Sokol hopes the roads that have buckled at the joints will even out without a lot of cracking when it finally warms up. Drivers have undoubtedly noticed the clunking as they drive some streets as water got under the pavement and froze in bitterly cold temperatures, he said.

Hole in road plans

Even newer roads haven't been immune, said Dan Ewert, public works director. Roads that shouldn't crack for years are doing so anyway and will have to be sealed.

Fortunately some extra money has been found to fix those potholes and cracks, Sokol said. Construction bids for this year's batch of road rehabilitation and reconstruction projects are coming in 20 percent below estimates. The savings can be put toward repairs.

The money will also be used this year to resurface two streets — 116th Street between Interstate 894 and Edgerton Avenue and 60th Street between Layton and Edgerton avenues — that officials thought could last a while longer until this winter's rigors proved otherwise, Sokol said.

Drivers also may have noticed that manholes seem to have sunk as they bounced over them.
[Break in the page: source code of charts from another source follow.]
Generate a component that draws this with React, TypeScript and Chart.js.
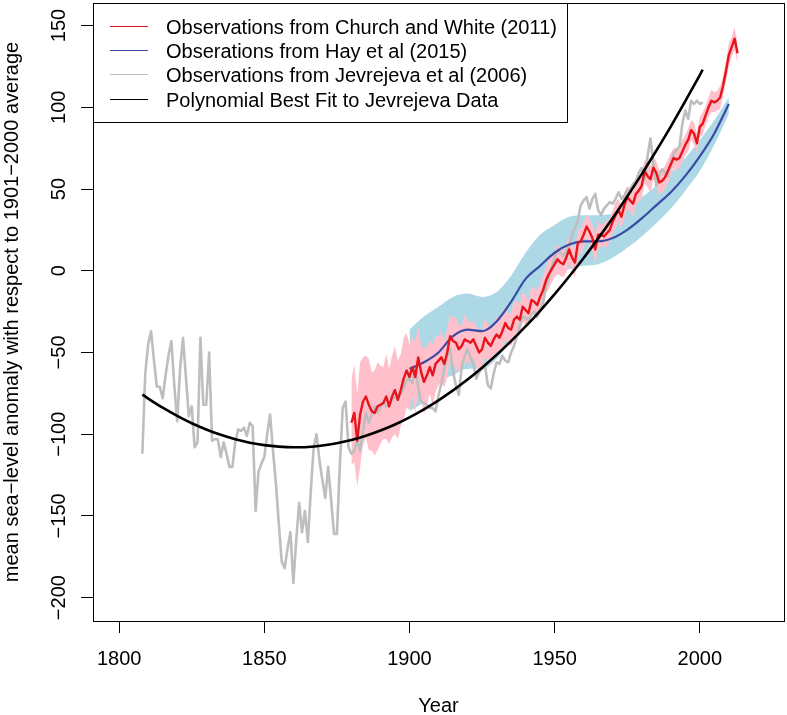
import React, { useEffect, useRef } from "react";
import { Chart, registerables } from "chart.js";

Chart.register(...registerables);

const FONT = '"Liberation Sans", Arial, Helvetica, sans-serif';

// Jevrejeva et al (2006), annual, starting 1808
const jevStartYear = 1808;
const jevValues = [
  -112, -63,
  -45, -37, -55, -71, -71, -78, -64, -52, -43, -70,
  -92, -60, -41, -65, -89, -83, -108, -105, -41, -82,
  -82, -50, -104, -103, -103, -114, -105, -112, -120, -120,
  -105, -97, -98, -96, -101, -93, -95, -147, -123, -118,
  -114, -100, -88, -110, -130, -155, -178, -182, -170, -160,
  -191, -165, -142, -160, -147, -166, -135, -108, -100, -116,
  -128, -139, -120, -140, -161, -161, -120, -84, -80, -108,
  -112, -110, -104, -110, -98, -87, -93, -88, -83, -87,
  -84, -80, -83, -82, -79, -77, -78, -75, -72, -67,
  -66, -69, -59, -71, -80, -81, -82, -84, -84, -86,
  -76, -69, -60, -52, -48, -62, -70, -76, -59, -52,
  -48, -53, -57, -66, -62, -60, -58, -70, -72, -63,
  -56, -57, -52, -55, -56, -50, -46, -40, -34, -28,
  -29, -30, -27, -25, -28, -24, -20, -10, -4, 2,
  8, 13, 11, 9, 12, 15, 22, 26, 31, 40,
  43, 45, 38, 44, 47, 37, 34, 38, 40, 42,
  41, 44, 48, 44, 46, 49, 50, 53, 55, 60,
  63, 56, 70, 81, 66, 52, 58, 62, 60, 58,
  65, 72, 74, 76, 90, 98, 93, 104, 102, 104,
  102, 103,
];

// Church and White (2011), annual, starting 1880
const cwStartYear = 1880;
const cwValues = [
  -93, -87, -104, -88, -80, -77, -82, -86, -87, -83,
  -82, -81, -77, -83, -77, -73, -79, -73, -66, -61,
  -65, -59, -65, -53, -62, -68, -64, -59, -64, -57,
  -55, -53, -57, -50, -40, -43, -44, -48, -46, -42,
  -43, -44, -42, -46, -50, -48, -41, -44, -46, -42,
  -39, -41, -37, -32, -35, -36, -30, -28, -30, -22,
  -24, -26, -18, -19, -21, -16, -12, -6, -2, 1,
  4, 7, 5, 4, 8, 13, 8, 5, 17, 18,
  22, 27, 24, 20, 13, 22, 22, 21, 23, 25,
  30, 34, 37, 33, 40, 45, 43, 41, 47, 49,
  52, 61, 58, 56, 63, 60, 54, 55, 57, 61,
  65, 69, 68, 69, 73, 77, 80, 86, 84, 78,
  88, 90, 95, 100, 104, 103, 104, 106, 113, 122,
  132, 137, 142, 133,
];
// Church and White uncertainty (half-width of the pink band)
const cwErr = [
  26, 30, 28, 32, 27, 25, 28, 24, 26, 27,
  24, 22, 26, 23, 25, 27, 24, 22, 25, 23,
  20, 18, 22, 19, 17, 20, 18, 16, 19, 17,
  15, 16, 14, 15, 13, 14, 16, 14, 13, 15,
  12, 13, 11, 12, 13, 11, 12, 11, 12, 10,
  11, 10, 11, 10, 9, 10, 11, 9, 10, 9,
  9, 8, 9, 8, 9, 8, 9, 8, 9, 8,
  8, 9, 8, 8, 9, 8, 8, 9, 8, 8,
  8, 7, 8, 8, 9, 8, 7, 7, 8, 7,
  7, 8, 7, 7, 8, 7, 7, 8, 7, 7,
  8, 7, 7, 8, 7, 7, 8, 7, 7, 7,
  7, 6, 7, 6, 7, 6, 7, 6, 7, 6,
  6, 7, 6, 6, 7, 6, 6, 7, 6, 6,
  7, 6, 7, 6,
];

// Hay et al (2015)
const hayYears = [1900, 1905, 1910, 1915, 1920, 1925, 1930, 1935, 1940, 1945, 1950, 1955, 1960, 1965, 1970, 1975, 1980, 1985, 1990, 1995, 2000, 2005, 2010];
const hayValues = [-60, -56, -50, -40, -36, -37, -31, -19, -5, 3, 11, 16, 18, 18, 20, 25, 32, 40, 48, 58, 70, 84, 102];
const hayUpper = [-36, -28, -22, -16, -14, -16, -13, -3, 11, 22, 28, 33, 34, 34, 35, 39, 45, 52, 60, 69, 80, 92, 106];
const hayLower = [-86, -80, -68, -64, -60, -60, -54, -42, -28, -16, -3, 1, 3, 4, 8, 14, 21, 29, 38, 49, 61, 77, 96];

// Polynomial best fit to Jevrejeva data
const fitYears = [1808, 1810, 1815, 1820, 1825, 1830, 1835, 1840, 1845, 1850, 1855, 1860, 1865, 1870, 1875, 1880, 1885, 1890, 1895, 1900, 1905, 1910, 1915, 1920, 1925, 1930, 1935, 1940, 1945, 1950, 1955, 1960, 1965, 1970, 1975, 1980, 1985, 1990, 1995, 2000, 2001];
const fitValues = [-75.8, -78.2, -83.8, -88.8, -93.3, -97.1, -100.4, -103.1, -105.2, -106.7, -107.6, -108, -107.8, -106.9, -105.5, -103.6, -101, -97.8, -94.1, -89.7, -84.8, -79.3, -73.2, -66.6, -59.3, -51.5, -43.1, -34.1, -24.5, -14.3, -3.5, 7.8, 19.8, 32.3, 45.4, 59.1, 73.4, 88.2, 103.7, 119.7, 123];

const xTicks = [1800, 1850, 1900, 1950, 2000];
const yTicks = [-200, -150, -100, -50, 0, 50, 100, 150];

const legendLabels = [
  "Observations from Church and White (2011)",
  "Obserations from Hay et al (2015)",
  "Observations from Jevrejeva et al (2006)",
  "Polynomial Best Fit to Jevrejeva Data",
];
const legendColors = ["#e8141c", "#3a4ba5", "#bebebe", "#000000"];

const xTitle = "Year";
const yTitle = "mean sea\u2212level anomaly with respect to 1901\u22122000 average";

const fmtTick = (v: number) => (v < 0 ? "\u2212" + Math.abs(v) : String(v));

const decorPlugin = {
  id: "decor",
  afterDraw(chart: any) {
    const { ctx, chartArea, scales } = chart;
    const { left, top, right, bottom } = chartArea;
    const x = scales.x;
    const y = scales.y;
    ctx.save();
    // plot box
    ctx.strokeStyle = "#000";
    ctx.lineWidth = 1;
    ctx.strokeRect(left + 0.5, top + 0.5, right - left, bottom - top);

    ctx.fillStyle = "#000";
    ctx.font = `20px ${FONT}`;
    // x tick labels
    ctx.textAlign = "center";
    ctx.textBaseline = "alphabetic";
    xTicks.forEach((v) => {
      ctx.fillText(String(v), x.getPixelForValue(v), 665);
    });
    // y tick labels (rotated)
    yTicks.forEach((v) => {
      ctx.save();
      ctx.translate(65, y.getPixelForValue(v));
      ctx.rotate(-Math.PI / 2);
      ctx.fillText(fmtTick(v), 0, 0);
      ctx.restore();
    });
    // axis titles
    ctx.fillText(xTitle, (left + right) / 2, 712);
    ctx.save();
    ctx.translate(18, (top + bottom) / 2);
    ctx.rotate(-Math.PI / 2);
    ctx.fillText(yTitle, 0, 0);
    ctx.restore();

    // legend
    const textX = left + 73;
    let maxW = 0;
    legendLabels.forEach((l) => {
      maxW = Math.max(maxW, ctx.measureText(l).width);
    });
    const boxW = Math.round(textX - left + maxW + 10);
    const boxH = 119;
    ctx.fillStyle = "#fff";
    ctx.fillRect(left + 0.5, top + 0.5, boxW, boxH);
    ctx.strokeStyle = "#000";
    ctx.lineWidth = 1;
    ctx.strokeRect(left + 0.5, top + 0.5, boxW, boxH);
    ctx.textAlign = "left";
    legendLabels.forEach((l, i) => {
      const ly = Math.round(top + 23 + 24.2 * i) + 0.5;
      ctx.strokeStyle = legendColors[i];
      ctx.lineWidth = 1;
      ctx.beginPath();
      ctx.moveTo(left + 17, ly);
      ctx.lineTo(left + 55, ly);
      ctx.stroke();
      ctx.fillStyle = "#000";
      ctx.fillText(l, textX, top + 31 + 24.2 * i);
    });
    ctx.restore();
  },
};

export default function App() {
  const canvasRef = useRef<HTMLCanvasElement | null>(null);

  useEffect(() => {
    const canvas = canvasRef.current;
    if (!canvas) return;

    const jevPts = jevValues.map((v, i) => ({ x: jevStartYear + i, y: v }));
    const cwPts = cwValues.map((v, i) => ({ x: cwStartYear + i, y: v }));
    const cwUpPts = cwValues.map((v, i) => ({ x: cwStartYear + i, y: v + cwErr[i] }));
    const cwLoPts = cwValues.map((v, i) => ({ x: cwStartYear + i, y: v - cwErr[i] }));
    const hayPts = hayYears.map((yr, i) => ({ x: yr, y: hayValues[i] }));
    const hayUpPts = hayYears.map((yr, i) => ({ x: yr, y: hayUpper[i] }));
    const hayLoPts = hayYears.map((yr, i) => ({ x: yr, y: hayLower[i] }));
    const fitPts = fitYears.map((yr, i) => ({ x: yr, y: fitValues[i] }));

    const none = "rgba(0,0,0,0)";
    const chart = new Chart(canvas, {
      type: "line",
      data: {
        datasets: [
          { label: "fit", data: fitPts, borderColor: "#000", borderWidth: 2.6, cubicInterpolationMode: "monotone", order: 0, fill: false },
          { label: "cw", data: cwPts, borderColor: legendColors[0], borderWidth: 2.4, order: 1, fill: false },
          { label: "hay", data: hayPts, borderColor: legendColors[1], borderWidth: 2.2, cubicInterpolationMode: "monotone", order: 2, fill: false },
          { label: "jev", data: jevPts, borderColor: legendColors[2], borderWidth: 2.6, order: 3, fill: false },
          { label: "cwUp", data: cwUpPts, borderColor: none, borderWidth: 0, backgroundColor: "#ffc0cb", fill: "+1", order: 4 },
          { label: "cwLo", data: cwLoPts, borderColor: none, borderWidth: 0, backgroundColor: none, fill: false, order: 5 },
          { label: "hayUp", data: hayUpPts, borderColor: none, borderWidth: 0, backgroundColor: "#add8e6", fill: "+1", cubicInterpolationMode: "monotone", order: 6 },
          { label: "hayLo", data: hayLoPts, borderColor: none, borderWidth: 0, backgroundColor: none, fill: false, cubicInterpolationMode: "monotone", order: 7 },
        ],
      },
      options: {
        animation: false,
        responsive: false,
        devicePixelRatio: 1,
        parsing: false,
        normalized: true,
        elements: { point: { radius: 0, hoverRadius: 0 }, line: { borderJoinStyle: "round", borderCapStyle: "butt" } },
        layout: { padding: { left: 0, top: 3, right: 3, bottom: 0 } },
        plugins: { legend: { display: false }, tooltip: { enabled: false }, title: { display: false } },
        events: [],
        scales: {
          x: {
            type: "linear",
            min: 1791,
            max: 2029,
            afterBuildTicks: (s: any) => {
              s.ticks = xTicks.map((v) => ({ value: v }));
            },
            afterFit: (s: any) => {
              s.height = 94;
            },
            ticks: { display: false },
            grid: { drawOnChartArea: false, drawTicks: true, tickLength: 12, color: "#000", lineWidth: 1 },
            border: { display: false },
          },
          y: {
            type: "linear",
            min: -214.3,
            max: 163.8,
            afterBuildTicks: (s: any) => {
              s.ticks = yTicks.map((v) => ({ value: v }));
            },
            afterFit: (s: any) => {
              s.width = 93;
            },
            ticks: { display: false },
            grid: { drawOnChartArea: false, drawTicks: true, tickLength: 12, color: "#000", lineWidth: 1 },
            border: { display: false },
          },
        },
      } as any,
      plugins: [decorPlugin],
    });
    return () => chart.destroy();
  }, []);

  return (
    <div style={{ position: "absolute", left: 0, top: 0, width: 787, height: 715, background: "#fff" }}>
      <canvas ref={canvasRef} width={787} height={715} style={{ display: "block", width: 787, height: 715 }} />
    </div>
  );
}
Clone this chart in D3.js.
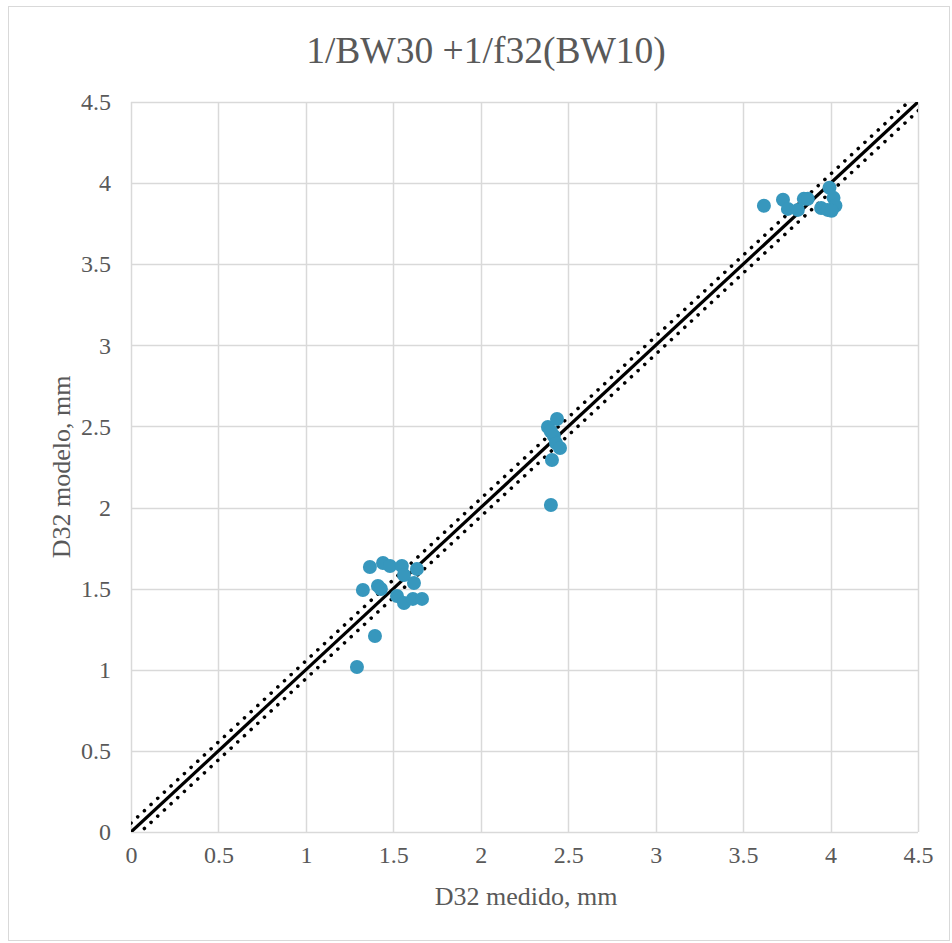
<!DOCTYPE html>
<html>
<head>
<meta charset="utf-8">
<script src="https://cdn.jsdelivr.net/npm/d3@7"></script>
<style>
  body { margin: 0; background: #fff; }
  svg { display: block; }
</style>
</head>
<body>
<script>
const chartTitle = "1/BW30 +1/f32(BW10)";
const xTitle = "D32 medido, mm";
const yTitle = "D32 modelo, mm";
const xTicks = [0, 0.5, 1, 1.5, 2, 2.5, 3, 3.5, 4, 4.5];
const yTicks = [0, 0.5, 1, 1.5, 2, 2.5, 3, 3.5, 4, 4.5];

const measured = [
  1.292, 1.395, 1.326, 1.366, 1.441, 1.481, 1.412, 1.429, 1.549, 1.561, 1.635, 1.618, 1.521, 1.561, 1.612, 1.664,
  2.401, 2.407, 2.384, 2.436, 2.418, 2.430, 2.453, 2.400,
  3.619, 3.728, 3.756, 3.813, 3.847, 3.870, 3.946, 3.983, 3.994, 4.017, 4.028, 4.006
];
const modeled = [
  1.017, 1.208, 1.492, 1.634, 1.658, 1.640, 1.517, 1.498, 1.640, 1.584, 1.621, 1.535, 1.455, 1.412, 1.437, 1.437,
  2.016, 2.293, 2.497, 2.546, 2.441, 2.398, 2.367, 2.470,
  3.860, 3.897, 3.841, 3.835, 3.903, 3.903, 3.847, 3.835, 3.971, 3.909, 3.860, 3.829
];
const refSlope = 1.0;
const bandOffset = 0.055;

const FONT = '"Liberation Serif", "Times New Roman", serif';
const TXT = "#595959";

const W = 952, H = 943;
const margin = { left: 131, right: W - 918, top: 102, bottom: H - 832 };

const svg = d3.select("body").append("svg").attr("width", W).attr("height", H);

svg.append("rect").attr("x", 8.5).attr("y", 6.5).attr("width", 941).attr("height", 934)
  .attr("fill", "#fff").attr("stroke", "#d9d9d9").attr("stroke-width", 1);

const x = d3.scaleLinear().domain([0, 4.5]).range([margin.left, W - margin.right]);
const y = d3.scaleLinear().domain([0, 4.5]).range([H - margin.bottom, margin.top]);

// gridlines
const g = svg.append("g");
g.selectAll("line.v").data(xTicks).enter().append("line")
  .attr("x1", d => Math.round(x(d)) + 0.5).attr("x2", d => Math.round(x(d)) + 0.5)
  .attr("y1", y(0)).attr("y2", y(4.5))
  .attr("stroke", "#d9d9d9").attr("stroke-width", 1.5);
g.selectAll("line.h").data(yTicks).enter().append("line")
  .attr("y1", d => Math.round(y(d)) + 0.5).attr("y2", d => Math.round(y(d)) + 0.5)
  .attr("x1", x(0)).attr("x2", x(4.5))
  .attr("stroke", "#d9d9d9").attr("stroke-width", 1.5);

// axes labels via d3 axes
const xAxis = d3.axisBottom(x).tickValues(xTicks).tickSize(0).tickPadding(14).tickFormat(d3.format("~g"));
const yAxis = d3.axisLeft(y).tickValues(yTicks).tickSize(0).tickPadding(20).tickFormat(d3.format("~g"));
const xa = svg.append("g").attr("transform", `translate(0,${y(0)})`).call(xAxis);
const ya = svg.append("g").attr("transform", `translate(${x(0)},0)`).call(yAxis);
[xa, ya].forEach(a => {
  a.attr("font-family", null).attr("font-size", null);
  a.select(".domain").remove();
  a.selectAll("text").style("font-family", FONT).style("font-size", "24px").style("fill", TXT);
});

// clip
svg.append("clipPath").attr("id", "plotclip").append("rect")
  .attr("x", x(0)).attr("y", y(4.5)).attr("width", x(4.5) - x(0)).attr("height", y(0) - y(4.5));

const lineGen = d3.line().x(d => x(d[0])).y(d => y(d[1]));
const lines = svg.append("g").attr("clip-path", "url(#plotclip)");
const span = [0, 4.6];
lines.append("path").datum(span.map(v => [v, v * refSlope + bandOffset])).attr("d", lineGen)
  .attr("fill", "none").attr("stroke", "#000").attr("stroke-width", 3.5)
  .attr("stroke-linecap", "round").attr("stroke-dasharray", "0.1 9");
lines.append("path").datum(span.map(v => [v, v * refSlope - bandOffset])).attr("d", lineGen)
  .attr("fill", "none").attr("stroke", "#000").attr("stroke-width", 3.5)
  .attr("stroke-linecap", "round").attr("stroke-dasharray", "0.1 9");
lines.append("path").datum(span.map(v => [v, v * refSlope])).attr("d", lineGen)
  .attr("fill", "none").attr("stroke", "#000").attr("stroke-width", 3.2);

// points
const pts = measured.map((m, i) => [m, modeled[i]]);
svg.append("g").selectAll("circle").data(pts).enter().append("circle")
  .attr("cx", d => x(d[0])).attr("cy", d => y(d[1])).attr("r", 7)
  .attr("fill", "#3797bd");

// titles
svg.append("text").attr("x", 486).attr("y", 63).attr("text-anchor", "middle")
  .style("font-family", FONT).style("fill", TXT).style("font-size", "37.5px").text(chartTitle);
svg.append("text").attr("x", 526).attr("y", 905).attr("text-anchor", "middle")
  .style("font-family", FONT).style("fill", TXT).style("font-size", "26px").text(xTitle);
svg.append("text").attr("transform", `translate(70,467) rotate(-90)`).attr("text-anchor", "middle")
  .style("font-family", FONT).style("fill", TXT).style("font-size", "26px").text(yTitle);
</script>
</body>
</html>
But the manholes have actually remained stationary while the roads have heaved upward because of the freezing water, he said.

Severe temperatures also have popped more water mains than usual, he said.

Salty answers

Potholes and bumpy roads aren't the only upshot of this bitterly cold and snowy winter. Plow drivers are being extra careful to help make salt supplies last, Ewert said.

Instead of salting after the second plowing pass, the salt isn't applied until the area is completely cleared, "so there's no chance of them plowing the salt off with the snow," Ewert said.

Crews have done that before — in the winters of 2010-11 and the near record-setting snow winter of 2007-08, he said. Their caution is well-founded. In December, the city used as much salt as it did during that snowy season six years ago, Ewert said.

While the amount of snow this season is less than 2007-08, it has been just as constant, he said. During the first 28 days of January, plows were out 20 days either salting or plowing. Ewert can remember only a couple of other winters where the snow was so continuous.

"These half-inch to three-inch snowfalls cost us as much or more than a 10-inch drop," he said, explaining that the same amount of salt is used in either case.

While the current salt supply is deemed adequate for now, the city has a fall-back of 950 tons of salt it owns and stores at Jones Island if supplies get too low, Ewert said.

Plowed up

As the salt goes down, overtime has gone up for plow drivers. Ewert hasn't totaled up the overtime hours, but knows that a lot of plowing has had to be done after hours.

But if winter lets up a little, the budget might still even out, he added.